By recreating comforting elements of a baby's life before birth, this book helps parents create an environment that is more conducive to healthy newborn sleep with easy tools such as swaddling blankets, slings, swings and white noise.
Karp's gentle sleep tips will not only help baby sleep, they will help mom get crucial hours of rest as well. And that should make everyone happy.
"Baby Play," by Wendi Masi and Roni Cohen Leiderman (Creative Publishing International, 2001, $16.99)
Newborns don't do a whole lot besides eat, sleep, cry and poop.

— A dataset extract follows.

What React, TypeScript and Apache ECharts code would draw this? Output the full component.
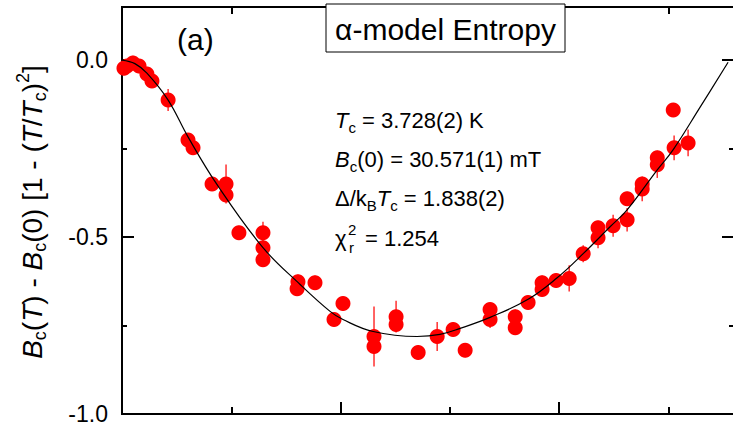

If you're uncertain about what to do with your new bundle of joy in between her frequent naps, this is an excellent book to consult. "Baby Play" offers a wide variety of suggestions about how to entertain your baby and get her learning from day one. With easy, evolving activities for each developmental stage, this book serves as an excellent guide to helping your baby grow and learn through play. The same authors also have a companion book called "Toddler Play" that is similarly useful once your baby gets a little older.
"The Breastfeeding Book: Everything You Need to Know About Nursing Your Child from Birth through Weaning," by William Sears (Little, Brown, 2000, $14.99)
If you are planning to breastfeed, Dr. Sears' comprehensive guide is a must-have, including basic information for getting started as well as troubleshooting advice for many different problems that could come up at various stages of the breastfeeding relationship.
If you are planning on nursing at work, "The Breastfeeding Book" also includes helpful information about expressing milk. You may also wish to consider purchasing "The Milk Memos: How Real Moms Learned to Mix Business with Babies—And How You Can, Too," by Cate Colburn-Smith and Andrea Serrette (Tarcher, 2007, $13.95), which offers advice and anecdotes from real moms in the trenches who have been there and done that.
"The Working Gal's Guide to Babyville," by Paige Hobey and Allison Nied (Da Capo Press, 2006, $15.95)
Any mom who plans to go back to work after the birth of their child needs to be prepared for the variety of challenges that they may face, logistical, emotional and otherwise. "The Working Gal's Guide to Babyville" offers practical, accessible tips, as well as timetables and lists to keep working moms-to-be organized and prepared for their baby's birth and beyond. It also answers the elusive question that has plagued parents for many years: How many onesies does a baby actually need?
Another excellent working-mom title is "The Working Mother's Guide to Life," by Linda Mason, which is out of print but widely available used.